→ **Work instructions**
Your task is to print the material below exactly as presented.

→ **Data extract**
+===+
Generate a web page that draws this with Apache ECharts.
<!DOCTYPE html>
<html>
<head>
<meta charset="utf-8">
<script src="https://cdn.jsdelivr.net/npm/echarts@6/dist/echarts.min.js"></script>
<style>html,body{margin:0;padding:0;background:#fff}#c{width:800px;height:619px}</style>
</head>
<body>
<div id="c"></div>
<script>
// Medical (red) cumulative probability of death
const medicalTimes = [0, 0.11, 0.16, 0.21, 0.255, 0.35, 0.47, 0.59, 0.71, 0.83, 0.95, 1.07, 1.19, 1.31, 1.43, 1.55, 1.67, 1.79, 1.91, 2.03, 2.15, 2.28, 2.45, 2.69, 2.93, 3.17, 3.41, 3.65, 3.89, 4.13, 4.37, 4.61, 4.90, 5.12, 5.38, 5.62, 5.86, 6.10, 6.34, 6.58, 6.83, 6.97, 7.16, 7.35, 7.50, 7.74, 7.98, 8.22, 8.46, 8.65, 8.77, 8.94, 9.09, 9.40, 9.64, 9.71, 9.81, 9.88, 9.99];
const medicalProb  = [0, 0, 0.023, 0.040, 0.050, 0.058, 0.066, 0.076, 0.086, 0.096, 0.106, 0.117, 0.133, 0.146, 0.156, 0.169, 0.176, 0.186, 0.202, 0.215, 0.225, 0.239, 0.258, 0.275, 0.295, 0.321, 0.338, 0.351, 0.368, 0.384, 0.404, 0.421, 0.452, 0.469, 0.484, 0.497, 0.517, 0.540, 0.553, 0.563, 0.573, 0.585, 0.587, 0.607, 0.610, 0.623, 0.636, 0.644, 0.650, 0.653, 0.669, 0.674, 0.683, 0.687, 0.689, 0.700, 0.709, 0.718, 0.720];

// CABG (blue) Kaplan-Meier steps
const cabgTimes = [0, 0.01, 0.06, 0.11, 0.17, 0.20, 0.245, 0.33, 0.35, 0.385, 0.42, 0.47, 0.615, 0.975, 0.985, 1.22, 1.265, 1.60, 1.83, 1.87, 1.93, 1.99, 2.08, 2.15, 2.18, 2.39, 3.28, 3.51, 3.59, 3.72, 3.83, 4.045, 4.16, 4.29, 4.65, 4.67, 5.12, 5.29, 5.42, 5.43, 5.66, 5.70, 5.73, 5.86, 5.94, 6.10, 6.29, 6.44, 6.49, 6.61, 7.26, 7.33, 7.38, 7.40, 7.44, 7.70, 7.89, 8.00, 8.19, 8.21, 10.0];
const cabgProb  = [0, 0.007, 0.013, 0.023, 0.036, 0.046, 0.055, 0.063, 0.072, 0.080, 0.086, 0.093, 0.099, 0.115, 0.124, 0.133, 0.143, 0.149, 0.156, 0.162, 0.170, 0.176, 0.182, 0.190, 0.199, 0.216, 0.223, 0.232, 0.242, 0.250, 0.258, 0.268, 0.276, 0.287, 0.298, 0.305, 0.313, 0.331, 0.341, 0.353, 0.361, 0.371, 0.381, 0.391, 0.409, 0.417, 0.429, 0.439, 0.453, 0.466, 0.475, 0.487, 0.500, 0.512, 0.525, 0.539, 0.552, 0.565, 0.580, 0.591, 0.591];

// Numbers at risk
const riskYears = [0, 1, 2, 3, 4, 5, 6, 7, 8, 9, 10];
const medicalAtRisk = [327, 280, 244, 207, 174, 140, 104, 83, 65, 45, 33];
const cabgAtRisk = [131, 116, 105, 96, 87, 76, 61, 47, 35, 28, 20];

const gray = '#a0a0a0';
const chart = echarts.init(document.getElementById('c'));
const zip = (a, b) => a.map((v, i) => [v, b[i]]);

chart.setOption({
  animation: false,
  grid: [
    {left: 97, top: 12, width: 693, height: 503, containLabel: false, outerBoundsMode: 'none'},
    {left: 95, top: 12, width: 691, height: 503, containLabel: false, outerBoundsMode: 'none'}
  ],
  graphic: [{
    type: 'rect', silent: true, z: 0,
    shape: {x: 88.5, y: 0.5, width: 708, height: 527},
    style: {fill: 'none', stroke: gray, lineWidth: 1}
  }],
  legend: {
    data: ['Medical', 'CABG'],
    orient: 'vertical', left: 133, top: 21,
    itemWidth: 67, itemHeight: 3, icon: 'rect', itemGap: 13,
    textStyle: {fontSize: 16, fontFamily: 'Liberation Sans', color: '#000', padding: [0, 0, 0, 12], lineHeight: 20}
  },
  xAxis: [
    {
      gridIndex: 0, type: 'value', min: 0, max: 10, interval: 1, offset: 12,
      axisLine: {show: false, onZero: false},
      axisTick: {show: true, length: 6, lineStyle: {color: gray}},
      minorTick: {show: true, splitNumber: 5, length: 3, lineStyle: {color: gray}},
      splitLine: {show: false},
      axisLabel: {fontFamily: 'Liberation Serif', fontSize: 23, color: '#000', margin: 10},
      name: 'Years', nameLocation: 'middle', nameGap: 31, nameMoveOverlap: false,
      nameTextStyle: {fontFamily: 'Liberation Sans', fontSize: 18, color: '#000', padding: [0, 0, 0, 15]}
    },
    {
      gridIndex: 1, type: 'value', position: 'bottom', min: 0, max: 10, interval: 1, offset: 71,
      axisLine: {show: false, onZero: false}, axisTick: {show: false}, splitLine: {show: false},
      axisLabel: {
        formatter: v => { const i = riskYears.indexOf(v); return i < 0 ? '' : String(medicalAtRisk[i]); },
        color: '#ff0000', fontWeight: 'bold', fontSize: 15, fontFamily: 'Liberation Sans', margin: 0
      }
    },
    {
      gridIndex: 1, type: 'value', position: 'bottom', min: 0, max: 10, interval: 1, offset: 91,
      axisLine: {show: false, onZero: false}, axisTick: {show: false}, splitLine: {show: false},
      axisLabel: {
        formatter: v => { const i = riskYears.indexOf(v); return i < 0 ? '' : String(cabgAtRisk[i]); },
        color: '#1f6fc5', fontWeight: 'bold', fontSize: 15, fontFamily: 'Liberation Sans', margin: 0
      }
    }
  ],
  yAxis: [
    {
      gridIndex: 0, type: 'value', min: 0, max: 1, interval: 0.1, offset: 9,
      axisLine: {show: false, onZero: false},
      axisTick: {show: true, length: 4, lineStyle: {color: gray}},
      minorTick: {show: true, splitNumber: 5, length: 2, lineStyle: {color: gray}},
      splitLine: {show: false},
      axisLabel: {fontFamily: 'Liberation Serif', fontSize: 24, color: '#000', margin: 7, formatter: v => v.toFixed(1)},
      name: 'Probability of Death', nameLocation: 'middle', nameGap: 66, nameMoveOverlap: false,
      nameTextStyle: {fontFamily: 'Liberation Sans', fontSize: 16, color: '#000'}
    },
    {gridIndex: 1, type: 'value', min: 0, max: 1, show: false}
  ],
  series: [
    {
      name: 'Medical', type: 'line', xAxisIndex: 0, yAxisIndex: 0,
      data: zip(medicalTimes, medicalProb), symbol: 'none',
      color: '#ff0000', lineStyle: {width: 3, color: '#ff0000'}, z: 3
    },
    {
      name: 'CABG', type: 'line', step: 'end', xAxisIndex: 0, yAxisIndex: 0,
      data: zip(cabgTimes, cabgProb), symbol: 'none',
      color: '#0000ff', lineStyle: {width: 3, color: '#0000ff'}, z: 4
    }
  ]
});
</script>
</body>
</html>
+===+
→ **Output for this exercise**
Generate a web page that draws this with Apache ECharts.
<!DOCTYPE html>
<html>
<head>
<meta charset="utf-8">
<script src="https://cdn.jsdelivr.net/npm/echarts@6/dist/echarts.min.js"></script>
<style>html,body{margin:0;padding:0;background:#fff}#c{width:800px;height:619px}</style>
</head>
<body>
<div id="c"></div>
<script>
// Medical (red) cumulative probability of death
const medicalTimes = [0, 0.11, 0.16, 0.21, 0.255, 0.35, 0.47, 0.59, 0.71, 0.83, 0.95, 1.07, 1.19, 1.31, 1.43, 1.55, 1.67, 1.79, 1.91, 2.03, 2.15, 2.28, 2.45, 2.69, 2.93, 3.17, 3.41, 3.65, 3.89, 4.13, 4.37, 4.61, 4.90, 5.12, 5.38, 5.62, 5.86, 6.10, 6.34, 6.58, 6.83, 6.97, 7.16, 7.35, 7.50, 7.74, 7.98, 8.22, 8.46, 8.65, 8.77, 8.94, 9.09, 9.40, 9.64, 9.71, 9.81, 9.88, 9.99];
const medicalProb  = [0, 0, 0.023, 0.040, 0.050, 0.058, 0.066, 0.076, 0.086, 0.096, 0.106, 0.117, 0.133, 0.146, 0.156, 0.169, 0.176, 0.186, 0.202, 0.215, 0.225, 0.239, 0.258, 0.275, 0.295, 0.321, 0.338, 0.351, 0.368, 0.384, 0.404, 0.421, 0.452, 0.469, 0.484, 0.497, 0.517, 0.540, 0.553, 0.563, 0.573, 0.585, 0.587, 0.607, 0.610, 0.623, 0.636, 0.644, 0.650, 0.653, 0.669, 0.674, 0.683, 0.687, 0.689, 0.700, 0.709, 0.718, 0.720];

// CABG (blue) Kaplan-Meier steps
const cabgTimes = [0, 0.01, 0.06, 0.11, 0.17, 0.20, 0.245, 0.33, 0.35, 0.385, 0.42, 0.47, 0.615, 0.975, 0.985, 1.22, 1.265, 1.60, 1.83, 1.87, 1.93, 1.99, 2.08, 2.15, 2.18, 2.39, 3.28, 3.51, 3.59, 3.72, 3.83, 4.045, 4.16, 4.29, 4.65, 4.67, 5.12, 5.29, 5.42, 5.43, 5.66, 5.70, 5.73, 5.86, 5.94, 6.10, 6.29, 6.44, 6.49, 6.61, 7.26, 7.33, 7.38, 7.40, 7.44, 7.70, 7.89, 8.00, 8.19, 8.21, 10.0];
const cabgProb  = [0, 0.007, 0.013, 0.023, 0.036, 0.046, 0.055, 0.063, 0.072, 0.080, 0.086, 0.093, 0.099, 0.115, 0.124, 0.133, 0.143, 0.149, 0.156, 0.162, 0.170, 0.176, 0.182, 0.190, 0.199, 0.216, 0.223, 0.232, 0.242, 0.250, 0.258, 0.268, 0.276, 0.287, 0.298, 0.305, 0.313, 0.331, 0.341, 0.353, 0.361, 0.371, 0.381, 0.391, 0.409, 0.417, 0.429, 0.439, 0.453, 0.466, 0.475, 0.487, 0.500, 0.512, 0.525, 0.539, 0.552, 0.565, 0.580, 0.591, 0.591];

// Numbers at risk
const riskYears = [0, 1, 2, 3, 4, 5, 6, 7, 8, 9, 10];
const medicalAtRisk = [327, 280, 244, 207, 174, 140, 104, 83, 65, 45, 33];
const cabgAtRisk = [131, 116, 105, 96, 87, 76, 61, 47, 35, 28, 20];

const gray = '#a0a0a0';
const chart = echarts.init(document.getElementById('c'));
const zip = (a, b) => a.map((v, i) => [v, b[i]]);

chart.setOption({
  animation: false,
  grid: [
    {left: 97, top: 12, width: 693, height: 503, containLabel: false, outerBoundsMode: 'none'},
    {left: 95, top: 12, width: 691, height: 503, containLabel: false, outerBoundsMode: 'none'}
  ],
  graphic: [{
    type: 'rect', silent: true, z: 0,
    shape: {x: 88.5, y: 0.5, width: 708, height: 527},
    style: {fill: 'none', stroke: gray, lineWidth: 1}
  }],
  legend: {
    data: ['Medical', 'CABG'],
    orient: 'vertical', left: 133, top: 21,
    itemWidth: 67, itemHeight: 3, icon: 'rect', itemGap: 13,
    textStyle: {fontSize: 16, fontFamily: 'Liberation Sans', color: '#000', padding: [0, 0, 0, 12], lineHeight: 20}
  },
  xAxis: [
    {
      gridIndex: 0, type: 'value', min: 0, max: 10, interval: 1, offset: 12,
      axisLine: {show: false, onZero: false},
      axisTick: {show: true, length: 6, lineStyle: {color: gray}},
      minorTick: {show: true, splitNumber: 5, length: 3, lineStyle: {color: gray}},
      splitLine: {show: false},
      axisLabel: {fontFamily: 'Liberation Serif', fontSize: 23, color: '#000', margin: 10},
      name: 'Years', nameLocation: 'middle', nameGap: 31, nameMoveOverlap: false,
      nameTextStyle: {fontFamily: 'Liberation Sans', fontSize: 18, color: '#000', padding: [0, 0, 0, 15]}
    },
    {
      gridIndex: 1, type: 'value', position: 'bottom', min: 0, max: 10, interval: 1, offset: 71,
      axisLine: {show: false, onZero: false}, axisTick: {show: false}, splitLine: {show: false},
      axisLabel: {
        formatter: v => { const i = riskYears.indexOf(v); return i < 0 ? '' : String(medicalAtRisk[i]); },
        color: '#ff0000', fontWeight: 'bold', fontSize: 15, fontFamily: 'Liberation Sans', margin: 0
      }
    },
    {
      gridIndex: 1, type: 'value', position: 'bottom', min: 0, max: 10, interval: 1, offset: 91,
      axisLine: {show: false, onZero: false}, axisTick: {show: false}, splitLine: {show: false},
      axisLabel: {
        formatter: v => { const i = riskYears.indexOf(v); return i < 0 ? '' : String(cabgAtRisk[i]); },
        color: '#1f6fc5', fontWeight: 'bold', fontSize: 15, fontFamily: 'Liberation Sans', margin: 0
      }
    }
  ],
  yAxis: [
    {
      gridIndex: 0, type: 'value', min: 0, max: 1, interval: 0.1, offset: 9,
      axisLine: {show: false, onZero: false},
      axisTick: {show: true, length: 4, lineStyle: {color: gray}},
      minorTick: {show: true, splitNumber: 5, length: 2, lineStyle: {color: gray}},
      splitLine: {show: false},
      axisLabel: {fontFamily: 'Liberation Serif', fontSize: 24, color: '#000', margin: 7, formatter: v => v.toFixed(1)},
      name: 'Probability of Death', nameLocation: 'middle', nameGap: 66, nameMoveOverlap: false,
      nameTextStyle: {fontFamily: 'Liberation Sans', fontSize: 16, color: '#000'}
    },
    {gridIndex: 1, type: 'value', min: 0, max: 1, show: false}
  ],
  series: [
    {
      name: 'Medical', type: 'line', xAxisIndex: 0, yAxisIndex: 0,
      data: zip(medicalTimes, medicalProb), symbol: 'none',
      color: '#ff0000', lineStyle: {width: 3, color: '#ff0000'}, z: 3
    },
    {
      name: 'CABG', type: 'line', step: 'end', xAxisIndex: 0, yAxisIndex: 0,
      data: zip(cabgTimes, cabgProb), symbol: 'none',
      color: '#0000ff', lineStyle: {width: 3, color: '#0000ff'}, z: 4
    }
  ]
});
</script>
</body>
</html>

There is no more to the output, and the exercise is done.